• [Material supplied]:
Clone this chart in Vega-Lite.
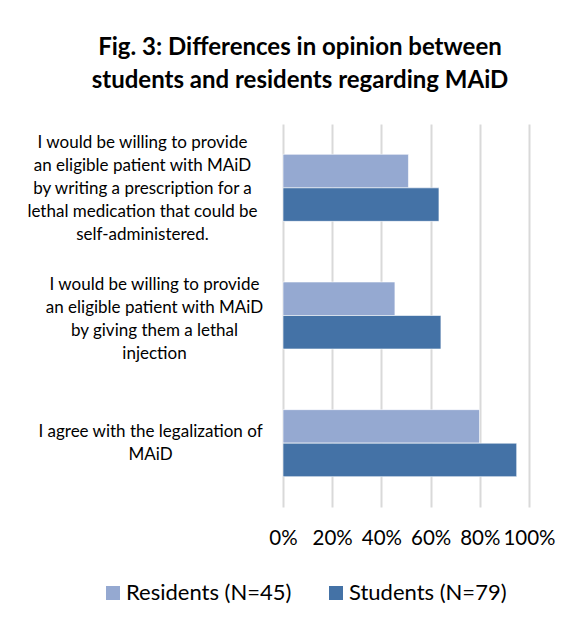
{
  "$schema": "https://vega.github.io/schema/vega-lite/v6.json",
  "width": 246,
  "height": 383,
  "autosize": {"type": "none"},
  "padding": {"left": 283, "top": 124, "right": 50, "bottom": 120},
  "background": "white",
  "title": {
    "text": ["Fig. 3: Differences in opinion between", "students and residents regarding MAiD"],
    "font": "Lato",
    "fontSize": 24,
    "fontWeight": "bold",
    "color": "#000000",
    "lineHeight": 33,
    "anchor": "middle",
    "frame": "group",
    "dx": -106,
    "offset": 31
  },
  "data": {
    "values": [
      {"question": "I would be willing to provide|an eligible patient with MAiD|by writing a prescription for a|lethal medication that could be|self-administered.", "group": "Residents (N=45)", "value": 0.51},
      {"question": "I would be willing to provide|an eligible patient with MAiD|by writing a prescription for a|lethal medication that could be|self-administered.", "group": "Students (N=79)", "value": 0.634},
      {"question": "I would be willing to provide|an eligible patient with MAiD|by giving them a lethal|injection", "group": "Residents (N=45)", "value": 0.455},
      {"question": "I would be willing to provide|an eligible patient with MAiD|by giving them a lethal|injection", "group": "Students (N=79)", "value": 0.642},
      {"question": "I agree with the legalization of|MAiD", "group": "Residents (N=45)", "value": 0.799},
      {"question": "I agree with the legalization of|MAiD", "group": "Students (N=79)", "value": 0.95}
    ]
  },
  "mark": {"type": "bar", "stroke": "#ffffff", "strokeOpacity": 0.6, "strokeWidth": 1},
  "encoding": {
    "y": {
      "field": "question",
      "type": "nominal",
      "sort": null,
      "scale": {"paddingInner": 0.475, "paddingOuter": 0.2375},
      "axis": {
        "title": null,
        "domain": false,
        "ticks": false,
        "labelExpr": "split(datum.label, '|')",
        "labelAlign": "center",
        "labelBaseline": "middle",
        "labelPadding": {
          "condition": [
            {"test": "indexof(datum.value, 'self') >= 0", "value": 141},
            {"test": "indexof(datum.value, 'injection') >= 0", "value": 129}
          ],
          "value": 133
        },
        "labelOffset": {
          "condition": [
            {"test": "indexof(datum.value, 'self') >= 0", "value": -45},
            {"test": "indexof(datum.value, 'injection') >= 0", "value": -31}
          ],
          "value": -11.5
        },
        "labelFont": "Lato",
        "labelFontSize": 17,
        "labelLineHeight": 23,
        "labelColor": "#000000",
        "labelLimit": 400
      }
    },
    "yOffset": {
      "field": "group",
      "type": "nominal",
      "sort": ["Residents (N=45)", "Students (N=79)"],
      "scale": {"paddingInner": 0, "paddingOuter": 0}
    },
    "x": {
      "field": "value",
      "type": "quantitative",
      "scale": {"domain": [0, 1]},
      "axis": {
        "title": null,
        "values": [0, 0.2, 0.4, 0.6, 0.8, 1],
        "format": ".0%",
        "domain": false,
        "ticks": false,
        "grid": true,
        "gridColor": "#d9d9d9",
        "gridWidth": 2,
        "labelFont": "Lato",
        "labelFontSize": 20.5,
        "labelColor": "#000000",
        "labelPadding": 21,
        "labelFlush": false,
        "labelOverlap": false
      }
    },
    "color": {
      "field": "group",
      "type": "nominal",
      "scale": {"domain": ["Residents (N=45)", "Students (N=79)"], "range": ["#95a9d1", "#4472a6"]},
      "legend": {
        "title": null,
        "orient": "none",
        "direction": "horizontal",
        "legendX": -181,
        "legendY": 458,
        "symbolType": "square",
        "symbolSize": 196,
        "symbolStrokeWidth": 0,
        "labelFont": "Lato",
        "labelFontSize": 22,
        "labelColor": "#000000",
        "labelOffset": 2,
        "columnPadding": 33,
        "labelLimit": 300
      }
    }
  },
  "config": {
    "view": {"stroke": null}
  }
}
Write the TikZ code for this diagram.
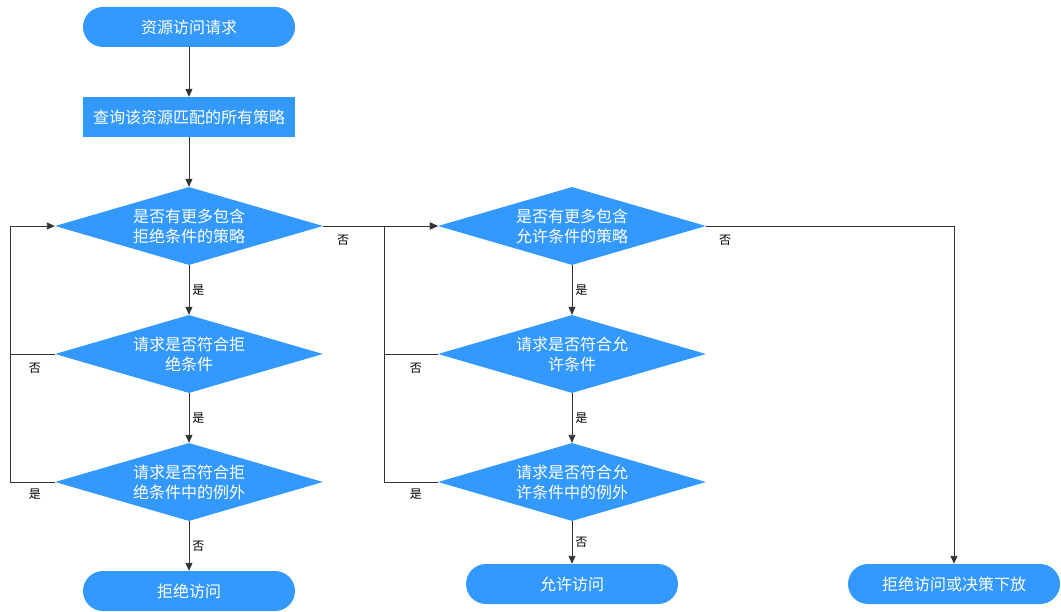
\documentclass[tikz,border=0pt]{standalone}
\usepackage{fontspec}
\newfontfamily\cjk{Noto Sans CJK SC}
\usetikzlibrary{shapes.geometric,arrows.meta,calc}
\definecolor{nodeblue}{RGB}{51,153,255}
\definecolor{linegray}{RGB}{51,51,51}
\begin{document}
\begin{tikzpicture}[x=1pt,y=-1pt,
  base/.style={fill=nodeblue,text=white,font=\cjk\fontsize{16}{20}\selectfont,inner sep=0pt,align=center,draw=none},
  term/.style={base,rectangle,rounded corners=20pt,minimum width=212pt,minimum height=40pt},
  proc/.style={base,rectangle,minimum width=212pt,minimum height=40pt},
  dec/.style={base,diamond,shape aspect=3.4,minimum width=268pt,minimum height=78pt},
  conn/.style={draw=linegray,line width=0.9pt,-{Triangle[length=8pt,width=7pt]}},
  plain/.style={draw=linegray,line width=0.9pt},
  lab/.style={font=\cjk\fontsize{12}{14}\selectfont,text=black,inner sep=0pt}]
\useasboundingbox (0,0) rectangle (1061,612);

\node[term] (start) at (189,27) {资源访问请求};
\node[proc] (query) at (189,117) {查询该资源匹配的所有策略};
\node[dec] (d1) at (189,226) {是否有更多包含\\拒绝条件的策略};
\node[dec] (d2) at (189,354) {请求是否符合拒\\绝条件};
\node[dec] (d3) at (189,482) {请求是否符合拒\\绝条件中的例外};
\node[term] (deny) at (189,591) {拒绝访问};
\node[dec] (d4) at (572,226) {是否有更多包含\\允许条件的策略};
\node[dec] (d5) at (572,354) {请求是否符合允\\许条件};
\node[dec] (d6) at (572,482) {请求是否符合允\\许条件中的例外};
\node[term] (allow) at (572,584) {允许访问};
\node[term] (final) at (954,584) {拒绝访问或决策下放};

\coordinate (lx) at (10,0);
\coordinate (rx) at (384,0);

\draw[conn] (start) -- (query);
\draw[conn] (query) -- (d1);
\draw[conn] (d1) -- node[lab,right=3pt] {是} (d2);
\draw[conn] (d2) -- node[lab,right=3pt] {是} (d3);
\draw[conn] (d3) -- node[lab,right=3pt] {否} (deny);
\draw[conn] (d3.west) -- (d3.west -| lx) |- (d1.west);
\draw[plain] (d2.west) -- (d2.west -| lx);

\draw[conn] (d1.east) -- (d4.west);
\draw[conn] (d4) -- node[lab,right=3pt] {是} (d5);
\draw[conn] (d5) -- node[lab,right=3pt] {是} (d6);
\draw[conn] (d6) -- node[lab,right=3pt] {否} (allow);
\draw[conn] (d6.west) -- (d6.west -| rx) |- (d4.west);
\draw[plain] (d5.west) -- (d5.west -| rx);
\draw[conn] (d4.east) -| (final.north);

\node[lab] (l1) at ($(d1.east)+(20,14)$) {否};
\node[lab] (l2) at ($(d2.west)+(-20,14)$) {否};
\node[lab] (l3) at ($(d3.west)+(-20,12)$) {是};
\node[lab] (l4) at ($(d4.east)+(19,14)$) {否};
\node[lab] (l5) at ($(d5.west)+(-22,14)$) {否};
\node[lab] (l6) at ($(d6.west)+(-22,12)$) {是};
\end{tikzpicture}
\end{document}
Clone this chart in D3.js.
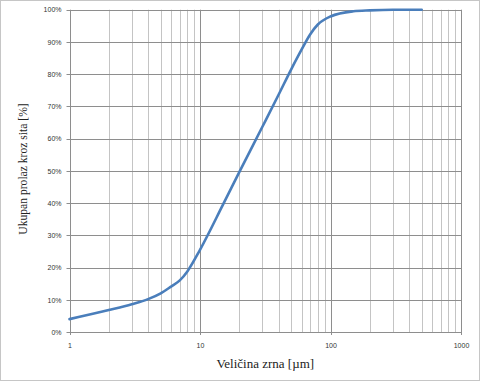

• [Task prompt]:
Without including the pictures, return each record above exactly as it stands.

• [Full solution]:
Clone this chart in Vega-Lite.
{
  "$schema": "https://vega.github.io/schema/vega-lite/v6.json",
  "width": 246,
  "height": 383,
  "autosize": {"type": "none"},
  "padding": {"left": 283, "top": 124, "right": 50, "bottom": 120},
  "background": "white",
  "title": {
    "text": ["Fig. 3: Differences in opinion between", "students and residents regarding MAiD"],
    "font": "Lato",
    "fontSize": 24,
    "fontWeight": "bold",
    "color": "#000000",
    "lineHeight": 33,
    "anchor": "middle",
    "frame": "group",
    "dx": -106,
    "offset": 31
  },
  "data": {
    "values": [
      {"question": "I would be willing to provide|an eligible patient with MAiD|by writing a prescription for a|lethal medication that could be|self-administered.", "group": "Residents (N=45)", "value": 0.51},
      {"question": "I would be willing to provide|an eligible patient with MAiD|by writing a prescription for a|lethal medication that could be|self-administered.", "group": "Students (N=79)", "value": 0.634},
      {"question": "I would be willing to provide|an eligible patient with MAiD|by giving them a lethal|injection", "group": "Residents (N=45)", "value": 0.455},
      {"question": "I would be willing to provide|an eligible patient with MAiD|by giving them a lethal|injection", "group": "Students (N=79)", "value": 0.642},
      {"question": "I agree with the legalization of|MAiD", "group": "Residents (N=45)", "value": 0.799},
      {"question": "I agree with the legalization of|MAiD", "group": "Students (N=79)", "value": 0.95}
    ]
  },
  "mark": {"type": "bar", "stroke": "#ffffff", "strokeOpacity": 0.6, "strokeWidth": 1},
  "encoding": {
    "y": {
      "field": "question",
      "type": "nominal",
      "sort": null,
      "scale": {"paddingInner": 0.475, "paddingOuter": 0.2375},
      "axis": {
        "title": null,
        "domain": false,
        "ticks": false,
        "labelExpr": "split(datum.label, '|')",
        "labelAlign": "center",
        "labelBaseline": "middle",
        "labelPadding": {
          "condition": [
            {"test": "indexof(datum.value, 'self') >= 0", "value": 141},
            {"test": "indexof(datum.value, 'injection') >= 0", "value": 129}
          ],
          "value": 133
        },
        "labelOffset": {
          "condition": [
            {"test": "indexof(datum.value, 'self') >= 0", "value": -45},
            {"test": "indexof(datum.value, 'injection') >= 0", "value": -31}
          ],
          "value": -11.5
        },
        "labelFont": "Lato",
        "labelFontSize": 17,
        "labelLineHeight": 23,
        "labelColor": "#000000",
        "labelLimit": 400
      }
    },
    "yOffset": {
      "field": "group",
      "type": "nominal",
      "sort": ["Residents (N=45)", "Students (N=79)"],
      "scale": {"paddingInner": 0, "paddingOuter": 0}
    },
    "x": {
      "field": "value",
      "type": "quantitative",
      "scale": {"domain": [0, 1]},
      "axis": {
        "title": null,
        "values": [0, 0.2, 0.4, 0.6, 0.8, 1],
        "format": ".0%",
        "domain": false,
        "ticks": false,
        "grid": true,
        "gridColor": "#d9d9d9",
        "gridWidth": 2,
        "labelFont": "Lato",
        "labelFontSize": 20.5,
        "labelColor": "#000000",
        "labelPadding": 21,
        "labelFlush": false,
        "labelOverlap": false
      }
    },
    "color": {
      "field": "group",
      "type": "nominal",
      "scale": {"domain": ["Residents (N=45)", "Students (N=79)"], "range": ["#95a9d1", "#4472a6"]},
      "legend": {
        "title": null,
        "orient": "none",
        "direction": "horizontal",
        "legendX": -181,
        "legendY": 458,
        "symbolType": "square",
        "symbolSize": 196,
        "symbolStrokeWidth": 0,
        "labelFont": "Lato",
        "labelFontSize": 22,
        "labelColor": "#000000",
        "labelOffset": 2,
        "columnPadding": 33,
        "labelLimit": 300
      }
    }
  },
  "config": {
    "view": {"stroke": null}
  }
}
Write the TikZ code for this diagram.
\documentclass[tikz,border=0pt]{standalone}
\usepackage{fontspec}
\newfontfamily\cjk{Noto Sans CJK SC}
\usetikzlibrary{shapes.geometric,arrows.meta,calc}
\definecolor{nodeblue}{RGB}{51,153,255}
\definecolor{linegray}{RGB}{51,51,51}
\begin{document}
\begin{tikzpicture}[x=1pt,y=-1pt,
  base/.style={fill=nodeblue,text=white,font=\cjk\fontsize{16}{20}\selectfont,inner sep=0pt,align=center,draw=none},
  term/.style={base,rectangle,rounded corners=20pt,minimum width=212pt,minimum height=40pt},
  proc/.style={base,rectangle,minimum width=212pt,minimum height=40pt},
  dec/.style={base,diamond,shape aspect=3.4,minimum width=268pt,minimum height=78pt},
  conn/.style={draw=linegray,line width=0.9pt,-{Triangle[length=8pt,width=7pt]}},
  plain/.style={draw=linegray,line width=0.9pt},
  lab/.style={font=\cjk\fontsize{12}{14}\selectfont,text=black,inner sep=0pt}]
\useasboundingbox (0,0) rectangle (1061,612);

\node[term] (start) at (189,27) {资源访问请求};
\node[proc] (query) at (189,117) {查询该资源匹配的所有策略};
\node[dec] (d1) at (189,226) {是否有更多包含\\拒绝条件的策略};
\node[dec] (d2) at (189,354) {请求是否符合拒\\绝条件};
\node[dec] (d3) at (189,482) {请求是否符合拒\\绝条件中的例外};
\node[term] (deny) at (189,591) {拒绝访问};
\node[dec] (d4) at (572,226) {是否有更多包含\\允许条件的策略};
\node[dec] (d5) at (572,354) {请求是否符合允\\许条件};
\node[dec] (d6) at (572,482) {请求是否符合允\\许条件中的例外};
\node[term] (allow) at (572,584) {允许访问};
\node[term] (final) at (954,584) {拒绝访问或决策下放};

\coordinate (lx) at (10,0);
\coordinate (rx) at (384,0);

\draw[conn] (start) -- (query);
\draw[conn] (query) -- (d1);
\draw[conn] (d1) -- node[lab,right=3pt] {是} (d2);
\draw[conn] (d2) -- node[lab,right=3pt] {是} (d3);
\draw[conn] (d3) -- node[lab,right=3pt] {否} (deny);
\draw[conn] (d3.west) -- (d3.west -| lx) |- (d1.west);
\draw[plain] (d2.west) -- (d2.west -| lx);

\draw[conn] (d1.east) -- (d4.west);
\draw[conn] (d4) -- node[lab,right=3pt] {是} (d5);
\draw[conn] (d5) -- node[lab,right=3pt] {是} (d6);
\draw[conn] (d6) -- node[lab,right=3pt] {否} (allow);
\draw[conn] (d6.west) -- (d6.west -| rx) |- (d4.west);
\draw[plain] (d5.west) -- (d5.west -| rx);
\draw[conn] (d4.east) -| (final.north);

\node[lab] (l1) at ($(d1.east)+(20,14)$) {否};
\node[lab] (l2) at ($(d2.west)+(-20,14)$) {否};
\node[lab] (l3) at ($(d3.west)+(-20,12)$) {是};
\node[lab] (l4) at ($(d4.east)+(19,14)$) {否};
\node[lab] (l5) at ($(d5.west)+(-22,14)$) {否};
\node[lab] (l6) at ($(d6.west)+(-22,12)$) {是};
\end{tikzpicture}
\end{document}
Clone this chart in D3.js.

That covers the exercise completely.